Hani doktor kalbi duran hastası için, "Elektroşok cihazını 100 vatta ayarlayın" der, sonra 200, 300'e artırır ya, işte Merkez Bankası da aynı şekilde bu aralar doları geri döndürmeye çalışıyor. Dönmeyince alım ihalelerini kademe kademe artırıyor. Bakalım başarabilecek mi? Kurların yükselmesinin nedenlerine birkaç yazıdır değinmeye çalışıyorum.
Birincisi, FED'in büyük olasılıkla Eylül ayı itibarıyla üçüncü parasal genişleme çerçevesinde aldığı toplam 85 milyar dolarlık menkul kıymet alımını aşağı doğru revize edecek olması. Bu bağlamda yabancı sermaye gelişmekte olan piyasalardan ayrılma zamanı geldi algısını oluşturmaya başladılar beyinlerinde.
İkincisi, Türkiye ekonomisinde bozulmalar var. Enflasyon ciddi artış trendine girdi. İhracat büyümeye katkı kapacak boyutta yükselemiyor. İhracat artışının zayıf kalması bir taraftan iç talep için kredi hacminin artmasına diğer taraftan cari açığın yukarı yönlü baskı altına girmesine neden oluyor.
DEVAM EDER Mİ?
Kritik sorumuz şu; Merkez Bankası kurları dizginlemekte başarılı olabilir mi? Aksi takdirde dolar 2'lere doğru yol almaya devam eder mi?

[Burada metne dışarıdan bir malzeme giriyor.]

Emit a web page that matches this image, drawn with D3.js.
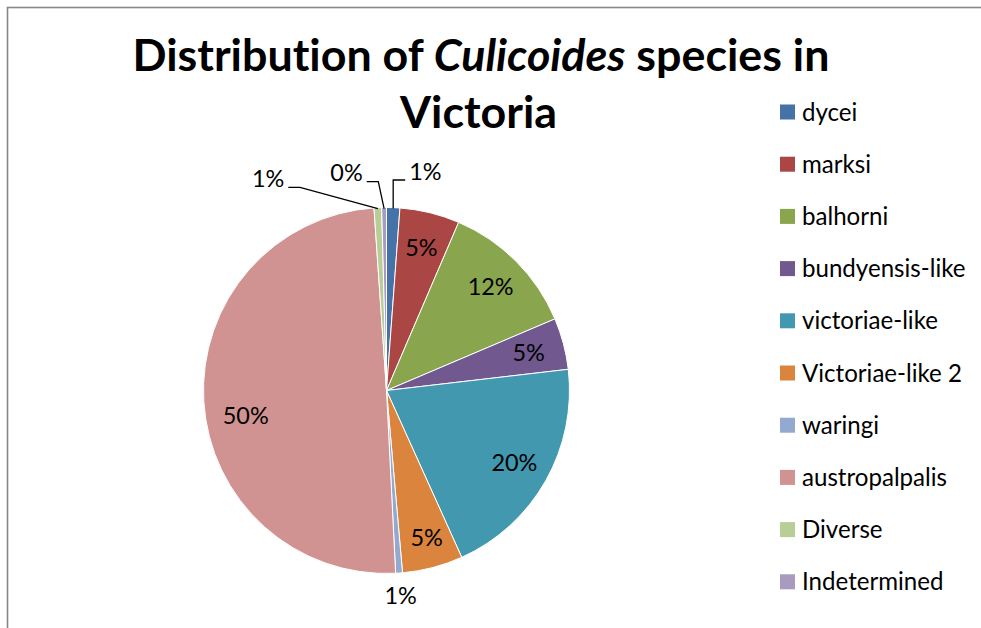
<!DOCTYPE html>
<html>
<head>
<meta charset="utf-8">
<script src="https://cdn.jsdelivr.net/npm/d3@7"></script>
<style>
  html, body { margin: 0; padding: 0; background: #ffffff; }
  svg { display: block; }
  text { font-family: Lato, "Open Sans", sans-serif; fill: #000; font-variant-ligatures: none; font-feature-settings: "liga" 0, "clig" 0; }
</style>
</head>
<body>
<svg id="chart" width="981" height="628"></svg>
<script>
// ---------------- data ----------------
const categories = ["dycei", "marksi", "balhorni", "bundyensis-like", "victoriae-like",
                    "Victoriae-like 2", "waringi", "austropalpalis", "Diverse", "Indetermined"];
const shares = [1.17, 5.28, 12.15, 4.55, 20.1, 5.35, 0.6, 49.7, 0.67, 0.42];
const colors = ["#4572A7", "#AA4643", "#89A54E", "#71588F", "#4198AF",
                "#DB843D", "#93A9CF", "#D19392", "#B9CD96", "#A99BBD"];
const titleParts = [["Distribution of ", "normal"], ["Culicoides", "italic"], [" species in", "normal"]];
const titleLine2 = "Victoria";

// ---------------- layout ----------------
const W = 981, H = 628;
const cx = 386.5, cy = 390.5, R = 183;
const labelR = 147;
const outsideLabels = new Set(["dycei", "Diverse", "Indetermined", "waringi"]);

const svg = d3.select("#chart");

// frame
svg.append("rect").attr("x", 7.5).attr("y", 7.5).attr("width", W).attr("height", H)
  .attr("fill", "#fff").attr("stroke", "#888").attr("stroke-width", 1.6);

function fit(sel, target) {
  const fs = parseFloat(sel.attr("font-size"));
  const w = sel.node().getComputedTextLength();
  sel.attr("font-size", (fs * target / w).toFixed(2));
}

// title
const t1 = svg.append("text").attr("x", 481).attr("y", 70.5)
  .attr("text-anchor", "middle").attr("font-weight", "bold").attr("font-size", 40);
titleParts.forEach(p => t1.append("tspan").attr("font-style", p[1]).text(p[0]));
fit(t1, 697);
const t2 = svg.append("text").attr("x", 478.5).attr("y", 127.5)
  .attr("text-anchor", "middle").attr("font-weight", "bold")
  .attr("font-size", t1.attr("font-size")).text(titleLine2);

// pie
const data = categories.map((c, i) => ({ name: c, value: shares[i], color: colors[i] }));
const total = d3.sum(shares);
const pie = d3.pie().value(d => d.value).sort(null);
const arcs = pie(data);
const arc = d3.arc().innerRadius(0).outerRadius(R);
const labelArc = d3.arc().innerRadius(labelR).outerRadius(labelR);
const fmt = d3.format(".0%");

const g = svg.append("g").attr("transform", `translate(${cx},${cy})`);
g.selectAll("path.slice").data(arcs).join("path").attr("class", "slice")
  .attr("d", arc).attr("fill", d => d.data.color)
  .attr("stroke", "#fff").attr("stroke-width", 1).attr("stroke-linejoin", "round");

// label font size
const probe = svg.append("text").attr("font-size", 24).text("12%");
fit(probe, 46);
const lfs = +probe.attr("font-size");
probe.remove();

// inside labels
const labelNudge = { "austropalpalis": [6, 16], "Victoriae-like 2": [3, 5] };
g.selectAll("text.in").data(arcs.filter(d => !outsideLabels.has(d.data.name))).join("text")
  .attr("class", "in")
  .attr("transform", d => {
    const c = labelArc.centroid(d);
    const n = labelNudge[d.data.name] || [0, 0];
    return `translate(${c[0] + n[0]},${c[1] + n[1]})`;
  })
  .attr("text-anchor", "middle").attr("dy", "0.36em").attr("font-size", lfs)
  .text(d => fmt(d.data.value / total));

// outside labels with leader lines
function edgePoint(d, r) {
  const a = (d.startAngle + d.endAngle) / 2;
  return [Math.sin(a) * r, -Math.cos(a) * r];
}
const leader = {
  "dycei":        { elbow: null, lineY: -210.5, dx: 12, anchor: "start", gap: 4 },
  "Indetermined": { elbowX: -8.2, lineY: -208.8, dx: -11.6, anchor: "end", gap: 4 },
  "Diverse":      { elbowX: -86.5, lineY: -203.2, dx: -11.7, anchor: "end", gap: 4 }
};
arcs.filter(d => leader[d.data.name]).forEach(d => {
  const L = leader[d.data.name];
  const s = edgePoint(d, R - 1);
  const ex = L.elbowX !== undefined ? L.elbowX : s[0];
  const pts = [s, [ex, L.lineY], [ex + L.dx, L.lineY]];
  g.append("path").attr("d", d3.line()(pts)).attr("fill", "none")
    .attr("stroke", "#000").attr("stroke-width", 1.3);
  g.append("text").attr("x", ex + L.dx + (L.anchor === "start" ? L.gap : -L.gap))
    .attr("y", L.lineY - 0.5).attr("text-anchor", L.anchor).attr("font-size", lfs)
    .text(fmt(d.data.value / total));
});
arcs.filter(d => d.data.name === "waringi").forEach(d => {
  const p = edgePoint(d, R + 22);
  g.append("text").attr("x", p[0]).attr("y", p[1] + 9).attr("text-anchor", "middle")
    .attr("font-size", lfs).text(fmt(d.data.value / total));
});

// legend
const leg = svg.append("g").attr("transform", "translate(780,112)");
const rows = leg.selectAll("g").data(data).join("g")
  .attr("transform", (d, i) => `translate(0,${i * 52.2})`);
rows.append("rect").attr("x", 0).attr("y", -7.5).attr("width", 15).attr("height", 15)
  .attr("fill", d => d.color);
const ltexts = rows.append("text").attr("x", 22).attr("dy", "0.36em").attr("font-size", 22)
  .text(d => d.name);
const longest = ltexts.filter(d => d.name === "Victoriae-like 2");
fit(longest, 160);
ltexts.attr("font-size", longest.attr("font-size"));
</script>
</body>
</html>
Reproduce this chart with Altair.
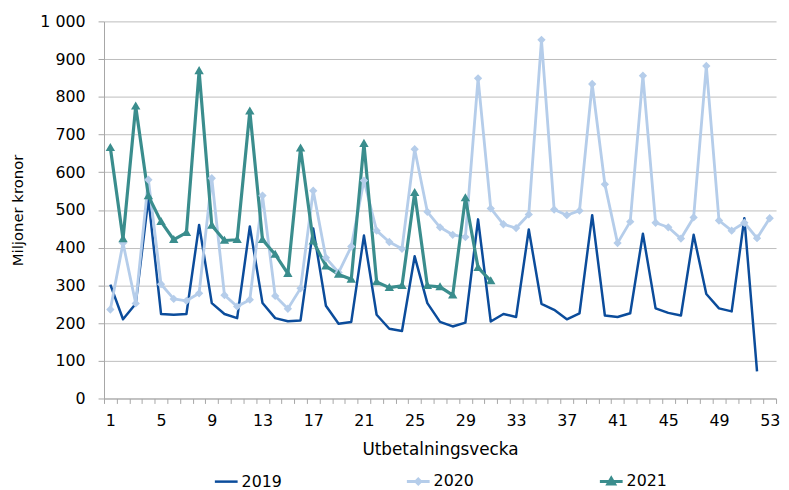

Dile kolay yaklaşık 1 ay gibi kısa sürede 4.9 milyar dolar satış yapıyor Merkez Bankası ama nafile. Satışın oldukça üzerinde döviz talebi ile karşı karşıya. Perşembe günü FED Başkanı Bernanke piyasaların içini rahatlatacak bir açıklama yapmaz ise kur ateşi sönmeyecek. Dolayısıyla, Merkez Bankası da kur baskısı karşısında doğrudan müdahaleye kadar kurları baskılama çabalarını sürdürecek. Ancak, sadece döviz satışı yeterli kalmayabilir kuru baskılamada. Daha açık olayım... Merkez Bankası, TL faiz oranlarını kullanmak zorunda kalabilir. Daha açık bir ifade ile politika faiz oranını ve faiz koridorunu yukarı çekip bankaların fonlama maliyetini artırabilir.
Sözün özü, kurların döviz satışı yetmezse TL faizleri ile yani öyle ya da böyle bir şekilde dizginlenmesi gerekiyor. Aksi takdirde enflasyon baskı altına girecek.
ANAFİKİR: Kurların ateşi Merkez Bankası'nın dolar satışı ile sönmeyebilir. Bu durumda TL faiz oranlarına başvurmak zorunda kalabilir Merkez.